Participating in the Art in Embassies program has been a great opportunity for me to
bridge my personal aesthetic with that of another country. It is still too soon to tell the real personal and cultural value of this experience, but I am already excited, and can feel the effects—personally and aesthetically—of my exposure to a new history and tradition of art making. I hope to further address these questions as I continue to develop this project for the embassy in Bishkek. Melissa Meyer
Melissa Meyer was invited by Art in Embassies to create a site specific, large scale commission for the new U.S. Embassy in Bishkek. In October of 2014, Melissa traveled to Kyrgyzstan to learn about historical and contemporary Kyrgyzs textile production. Meyer met with the Tumar Art Group and their designers for a “show and tell” explaining and illustrating the history of the Kyrgyzs patterns and the uses of felt and embroidery. The artist was shown some of Tumar’s archive of historical works and given a tour of an embroidery shop. The Northern designs, based on animals, and their Southern counterparts based on flowers, could function as possible inspiration for the artist’s final commission
The patterns and motives, besides being visually beautiful.. “made me realize that I was also interested in a correlation between the traditional Kyrgyzs arts and an article I researched and co-wrote with Miriam Schapiro in 1978 titled “Femmage”, which was originally published in the Heresies magazine issue called “Women’s Traditional Arts and the Politics of Aesthetics”. The artworks I was looking at were made before the collages of Picasso and Braque, and included quilts, devotional pieces made by nuns that were forerunners of valentines, and scrapbooks. If I had known about the art made by the women of Kyrgyzstan, I would have included it in the article.”

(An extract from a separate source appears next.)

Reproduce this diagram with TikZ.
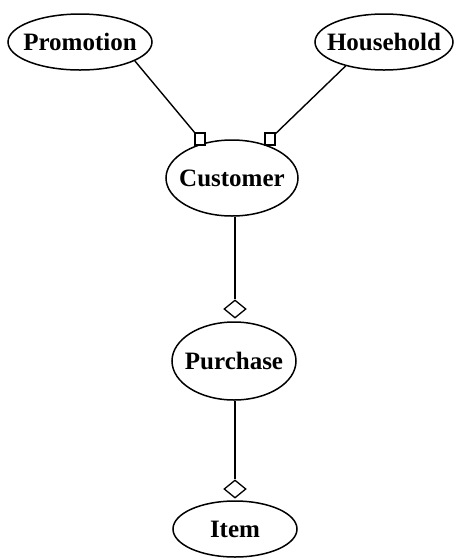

One morning during the Artist Exchange, Meyer met with Emil Tilekov, a contemporary, abstract artist who uses Shyrdak symbols in his artwork and who is an expert at interpreting the meaning of symbols in art and the history of their existence. Tilekov also runs the Temir Kanat Design Studio. The meeting of the two artists resulted in a wonderful exchange. As he and Meyer discussed their work, (with Meyer showing catalogues which included her works on paper, paintings, and public projects), Tilekov felt a kinship with Meyer’s use of abstract symbols. After the meeting, Meyer had a chance to tour the felt-making factory. That same day, Meyer met with Dilbar Ashimbai, the creative director of the Dilbar Fashion House, and viewed her beautiful creations which are a perfect example of melding traditional Kyrgyz symbolism with contemporary design in clothing and tapestry.
Meyer felt that the information , history, and aesthetic traditions that “ I was exposed to during this research and artist exchange trip, will facilitate and aid the process and inspiration for creating a proposal for the mural…it was exciting and important to spend time in a part of the world I’d never experienced before….In this time period when the world has gotten smaller through media and digital exposure, the Art in Embassies program offers a direct, in-person opportunity to familiarize ourselves cross-culturally…. No single moment on my trip was more important than the total—a short but extremely vivid and informative—experience.”